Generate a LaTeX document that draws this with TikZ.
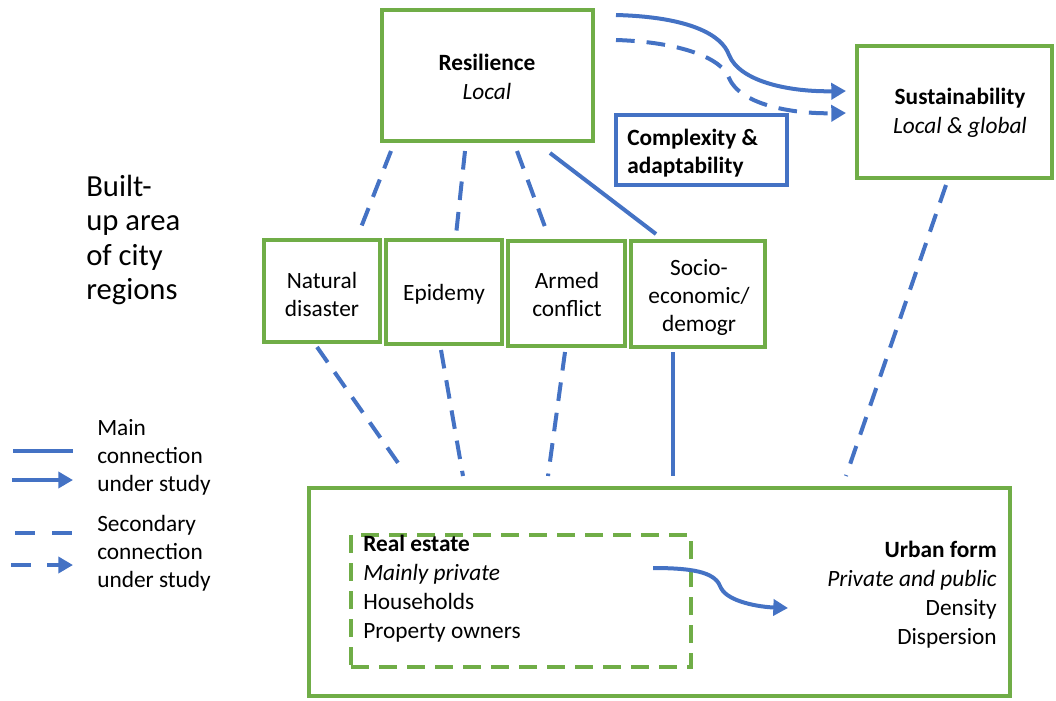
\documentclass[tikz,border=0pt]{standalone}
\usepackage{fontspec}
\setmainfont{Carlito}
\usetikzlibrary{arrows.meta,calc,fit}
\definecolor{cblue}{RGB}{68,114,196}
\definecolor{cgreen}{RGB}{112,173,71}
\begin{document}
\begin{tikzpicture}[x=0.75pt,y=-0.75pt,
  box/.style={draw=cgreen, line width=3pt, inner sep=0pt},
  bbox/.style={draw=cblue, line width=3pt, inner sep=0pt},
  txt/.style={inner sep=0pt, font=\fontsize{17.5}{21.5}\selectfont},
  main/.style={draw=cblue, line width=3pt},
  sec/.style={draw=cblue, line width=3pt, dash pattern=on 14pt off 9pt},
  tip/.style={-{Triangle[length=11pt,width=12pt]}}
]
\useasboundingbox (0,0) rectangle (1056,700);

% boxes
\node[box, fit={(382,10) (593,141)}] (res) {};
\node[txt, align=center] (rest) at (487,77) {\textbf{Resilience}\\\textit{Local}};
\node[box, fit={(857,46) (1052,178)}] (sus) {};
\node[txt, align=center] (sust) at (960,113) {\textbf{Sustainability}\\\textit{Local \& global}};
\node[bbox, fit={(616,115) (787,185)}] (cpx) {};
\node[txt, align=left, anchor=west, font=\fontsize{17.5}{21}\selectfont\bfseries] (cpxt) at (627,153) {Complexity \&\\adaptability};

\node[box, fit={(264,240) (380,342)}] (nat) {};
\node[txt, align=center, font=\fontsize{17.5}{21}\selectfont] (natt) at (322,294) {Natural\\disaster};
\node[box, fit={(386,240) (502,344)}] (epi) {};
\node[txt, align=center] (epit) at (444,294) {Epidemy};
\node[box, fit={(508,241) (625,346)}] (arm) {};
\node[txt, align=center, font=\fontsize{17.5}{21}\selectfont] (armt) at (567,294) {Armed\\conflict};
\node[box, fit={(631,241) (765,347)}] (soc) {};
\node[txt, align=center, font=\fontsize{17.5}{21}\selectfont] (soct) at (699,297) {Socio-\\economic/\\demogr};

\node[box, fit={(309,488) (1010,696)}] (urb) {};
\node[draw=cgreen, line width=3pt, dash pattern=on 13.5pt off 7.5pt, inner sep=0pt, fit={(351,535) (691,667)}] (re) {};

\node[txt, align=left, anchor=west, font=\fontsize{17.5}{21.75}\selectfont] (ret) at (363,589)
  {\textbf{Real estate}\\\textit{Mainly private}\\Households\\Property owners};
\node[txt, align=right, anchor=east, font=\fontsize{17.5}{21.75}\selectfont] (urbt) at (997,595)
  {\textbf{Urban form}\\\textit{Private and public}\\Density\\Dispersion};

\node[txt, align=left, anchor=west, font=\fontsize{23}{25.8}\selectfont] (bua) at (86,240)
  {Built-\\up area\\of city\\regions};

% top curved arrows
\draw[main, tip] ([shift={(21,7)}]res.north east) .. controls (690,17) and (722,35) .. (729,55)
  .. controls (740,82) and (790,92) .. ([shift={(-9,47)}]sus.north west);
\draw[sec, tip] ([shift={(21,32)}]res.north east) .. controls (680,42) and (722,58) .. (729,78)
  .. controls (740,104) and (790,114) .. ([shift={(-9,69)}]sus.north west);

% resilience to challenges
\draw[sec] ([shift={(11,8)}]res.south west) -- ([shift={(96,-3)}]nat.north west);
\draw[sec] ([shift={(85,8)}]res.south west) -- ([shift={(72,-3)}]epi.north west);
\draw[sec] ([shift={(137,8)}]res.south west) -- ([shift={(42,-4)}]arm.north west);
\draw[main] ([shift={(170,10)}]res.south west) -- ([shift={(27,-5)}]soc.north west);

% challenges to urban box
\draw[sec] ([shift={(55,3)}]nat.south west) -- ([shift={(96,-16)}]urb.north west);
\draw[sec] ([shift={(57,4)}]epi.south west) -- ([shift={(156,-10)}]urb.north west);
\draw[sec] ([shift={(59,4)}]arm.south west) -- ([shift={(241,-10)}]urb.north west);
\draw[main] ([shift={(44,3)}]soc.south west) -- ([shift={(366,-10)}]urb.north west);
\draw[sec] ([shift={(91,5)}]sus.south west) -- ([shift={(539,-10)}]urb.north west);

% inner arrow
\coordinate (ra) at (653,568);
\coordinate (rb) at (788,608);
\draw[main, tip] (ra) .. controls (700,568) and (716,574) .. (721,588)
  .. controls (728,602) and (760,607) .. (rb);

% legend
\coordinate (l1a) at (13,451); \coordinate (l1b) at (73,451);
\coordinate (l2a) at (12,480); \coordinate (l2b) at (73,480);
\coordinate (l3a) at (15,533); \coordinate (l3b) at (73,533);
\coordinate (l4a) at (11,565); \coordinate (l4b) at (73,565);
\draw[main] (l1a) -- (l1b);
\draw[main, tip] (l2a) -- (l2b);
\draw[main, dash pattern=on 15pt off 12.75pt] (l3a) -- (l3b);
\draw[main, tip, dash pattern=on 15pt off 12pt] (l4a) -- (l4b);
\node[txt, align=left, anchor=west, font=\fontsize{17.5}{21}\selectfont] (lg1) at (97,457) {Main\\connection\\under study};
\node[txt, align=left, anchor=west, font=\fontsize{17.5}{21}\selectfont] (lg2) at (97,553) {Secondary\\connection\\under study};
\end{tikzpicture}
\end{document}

WHAT IS ASKED: Copy all the data exactly as written, but skip any picture.

CORRECT ANSWER:
Generate a LaTeX document that draws this with TikZ.
\documentclass[tikz,border=0pt]{standalone}
\usepackage{fontspec}
\setmainfont{Carlito}
\usetikzlibrary{arrows.meta,calc,fit}
\definecolor{cblue}{RGB}{68,114,196}
\definecolor{cgreen}{RGB}{112,173,71}
\begin{document}
\begin{tikzpicture}[x=0.75pt,y=-0.75pt,
  box/.style={draw=cgreen, line width=3pt, inner sep=0pt},
  bbox/.style={draw=cblue, line width=3pt, inner sep=0pt},
  txt/.style={inner sep=0pt, font=\fontsize{17.5}{21.5}\selectfont},
  main/.style={draw=cblue, line width=3pt},
  sec/.style={draw=cblue, line width=3pt, dash pattern=on 14pt off 9pt},
  tip/.style={-{Triangle[length=11pt,width=12pt]}}
]
\useasboundingbox (0,0) rectangle (1056,700);

% boxes
\node[box, fit={(382,10) (593,141)}] (res) {};
\node[txt, align=center] (rest) at (487,77) {\textbf{Resilience}\\\textit{Local}};
\node[box, fit={(857,46) (1052,178)}] (sus) {};
\node[txt, align=center] (sust) at (960,113) {\textbf{Sustainability}\\\textit{Local \& global}};
\node[bbox, fit={(616,115) (787,185)}] (cpx) {};
\node[txt, align=left, anchor=west, font=\fontsize{17.5}{21}\selectfont\bfseries] (cpxt) at (627,153) {Complexity \&\\adaptability};

\node[box, fit={(264,240) (380,342)}] (nat) {};
\node[txt, align=center, font=\fontsize{17.5}{21}\selectfont] (natt) at (322,294) {Natural\\disaster};
\node[box, fit={(386,240) (502,344)}] (epi) {};
\node[txt, align=center] (epit) at (444,294) {Epidemy};
\node[box, fit={(508,241) (625,346)}] (arm) {};
\node[txt, align=center, font=\fontsize{17.5}{21}\selectfont] (armt) at (567,294) {Armed\\conflict};
\node[box, fit={(631,241) (765,347)}] (soc) {};
\node[txt, align=center, font=\fontsize{17.5}{21}\selectfont] (soct) at (699,297) {Socio-\\economic/\\demogr};

\node[box, fit={(309,488) (1010,696)}] (urb) {};
\node[draw=cgreen, line width=3pt, dash pattern=on 13.5pt off 7.5pt, inner sep=0pt, fit={(351,535) (691,667)}] (re) {};

\node[txt, align=left, anchor=west, font=\fontsize{17.5}{21.75}\selectfont] (ret) at (363,589)
  {\textbf{Real estate}\\\textit{Mainly private}\\Households\\Property owners};
\node[txt, align=right, anchor=east, font=\fontsize{17.5}{21.75}\selectfont] (urbt) at (997,595)
  {\textbf{Urban form}\\\textit{Private and public}\\Density\\Dispersion};

\node[txt, align=left, anchor=west, font=\fontsize{23}{25.8}\selectfont] (bua) at (86,240)
  {Built-\\up area\\of city\\regions};

% top curved arrows
\draw[main, tip] ([shift={(21,7)}]res.north east) .. controls (690,17) and (722,35) .. (729,55)
  .. controls (740,82) and (790,92) .. ([shift={(-9,47)}]sus.north west);
\draw[sec, tip] ([shift={(21,32)}]res.north east) .. controls (680,42) and (722,58) .. (729,78)
  .. controls (740,104) and (790,114) .. ([shift={(-9,69)}]sus.north west);

% resilience to challenges
\draw[sec] ([shift={(11,8)}]res.south west) -- ([shift={(96,-3)}]nat.north west);
\draw[sec] ([shift={(85,8)}]res.south west) -- ([shift={(72,-3)}]epi.north west);
\draw[sec] ([shift={(137,8)}]res.south west) -- ([shift={(42,-4)}]arm.north west);
\draw[main] ([shift={(170,10)}]res.south west) -- ([shift={(27,-5)}]soc.north west);

% challenges to urban box
\draw[sec] ([shift={(55,3)}]nat.south west) -- ([shift={(96,-16)}]urb.north west);
\draw[sec] ([shift={(57,4)}]epi.south west) -- ([shift={(156,-10)}]urb.north west);
\draw[sec] ([shift={(59,4)}]arm.south west) -- ([shift={(241,-10)}]urb.north west);
\draw[main] ([shift={(44,3)}]soc.south west) -- ([shift={(366,-10)}]urb.north west);
\draw[sec] ([shift={(91,5)}]sus.south west) -- ([shift={(539,-10)}]urb.north west);

% inner arrow
\coordinate (ra) at (653,568);
\coordinate (rb) at (788,608);
\draw[main, tip] (ra) .. controls (700,568) and (716,574) .. (721,588)
  .. controls (728,602) and (760,607) .. (rb);

% legend
\coordinate (l1a) at (13,451); \coordinate (l1b) at (73,451);
\coordinate (l2a) at (12,480); \coordinate (l2b) at (73,480);
\coordinate (l3a) at (15,533); \coordinate (l3b) at (73,533);
\coordinate (l4a) at (11,565); \coordinate (l4b) at (73,565);
\draw[main] (l1a) -- (l1b);
\draw[main, tip] (l2a) -- (l2b);
\draw[main, dash pattern=on 15pt off 12.75pt] (l3a) -- (l3b);
\draw[main, tip, dash pattern=on 15pt off 12pt] (l4a) -- (l4b);
\node[txt, align=left, anchor=west, font=\fontsize{17.5}{21}\selectfont] (lg1) at (97,457) {Main\\connection\\under study};
\node[txt, align=left, anchor=west, font=\fontsize{17.5}{21}\selectfont] (lg2) at (97,553) {Secondary\\connection\\under study};
\end{tikzpicture}
\end{document}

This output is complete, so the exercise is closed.